GOAL: From the listing below, extract every line in which the word "this" appears.

THE RECORDS:
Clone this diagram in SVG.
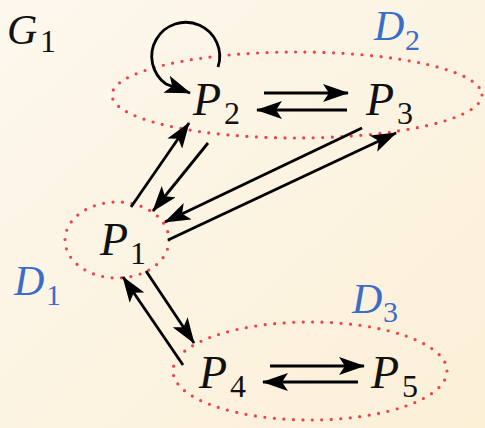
<svg xmlns="http://www.w3.org/2000/svg" width="485" height="428" viewBox="0 0 485 428">
<defs>
<linearGradient id="bg" x1="0" y1="0" x2="1" y2="1">
<stop offset="0" stop-color="#fdf8ee"/>
<stop offset="1" stop-color="#fbefd6"/>
</linearGradient>
<marker id="ah" viewBox="0 0 26 18" refX="25" refY="9" markerWidth="26" markerHeight="18" markerUnits="userSpaceOnUse" orient="auto">
<path d="M0,0 L26,9 L0,18 L6,9 Z" fill="#000"/>
</marker>
</defs>
<style>
.dom{fill:none;stroke:#f0404a;stroke-width:3.2;stroke-linecap:round;stroke-dasharray:0 9.5}
.arr{fill:none;stroke:#000;stroke-width:2.8;marker-end:url(#ah)}
.p{font-style:italic;font-size:46px;fill:#111}
.s{font-size:32px;fill:#111}
.d{font-style:italic;font-size:42px;fill:#3b6cc8}
.ds{font-size:30px;fill:#3b6cc8}
</style>
<rect width="485" height="428" fill="url(#bg)"/>
<g font-family="Liberation Serif, Times New Roman, serif">
<g id="title"><text x="7" y="44" class="p" style="font-size:42px">G</text><text x="40" y="52" class="s">1</text></g>
<g id="D1"><ellipse cx="117" cy="240" rx="52" ry="38" class="dom"/><text x="14" y="295" class="d">D</text><text x="46" y="305" class="ds">1</text></g>
<g id="D2"><ellipse cx="297" cy="95" rx="185" ry="43" class="dom"/><text x="374" y="40" class="d">D</text><text x="405" y="50" class="ds">2</text></g>
<g id="D3"><ellipse cx="310" cy="371" rx="137" ry="49" class="dom"/><text x="352" y="313" class="d">D</text><text x="383" y="322" class="ds">3</text></g>
<g id="P1"><text x="100" y="255" class="p">P</text><text x="130" y="264" class="s">1</text></g>
<g id="P2"><text x="193" y="115" class="p">P</text><text x="224" y="124" class="s">2</text></g>
<g id="P3"><text x="366" y="115" class="p">P</text><text x="397" y="124" class="s">3</text></g>
<g id="P4"><text x="199" y="388" class="p">P</text><text x="230" y="397" class="s">4</text></g>
<g id="P5"><text x="371" y="388" class="p">P</text><text x="402" y="397" class="s">5</text></g>
</g>
<g id="connectors">
<path class="arr" d="M218,67 A34,34 0 1 0 166,84 L190,93"/>
<path class="arr" d="M264,93 L348,93"/>
<path class="arr" d="M347,110 L257,110"/>
<path class="arr" d="M168,240 L396,133"/>
<path class="arr" d="M362,128 L165,222"/>
<path class="arr" d="M131,207 L189,123"/>
<path class="arr" d="M208,143 L153,211"/>
<path class="arr" d="M146,271 L194,343"/>
<path class="arr" d="M183,365 L123,277"/>
<path class="arr" d="M270,366 L364,366"/>
<path class="arr" d="M358,382 L263,382"/>
</g>
</svg>
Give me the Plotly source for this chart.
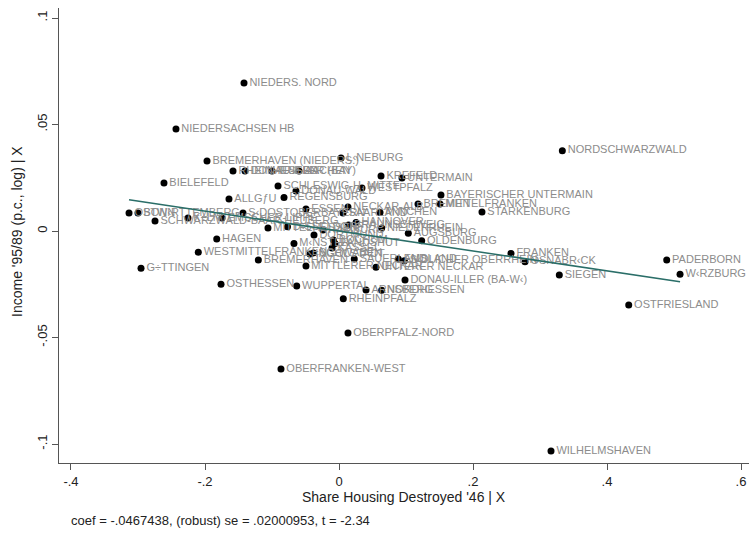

EXPECTED OUTPUT:
Clone this diagram in SVG.
Give me the Plotly source for this chart.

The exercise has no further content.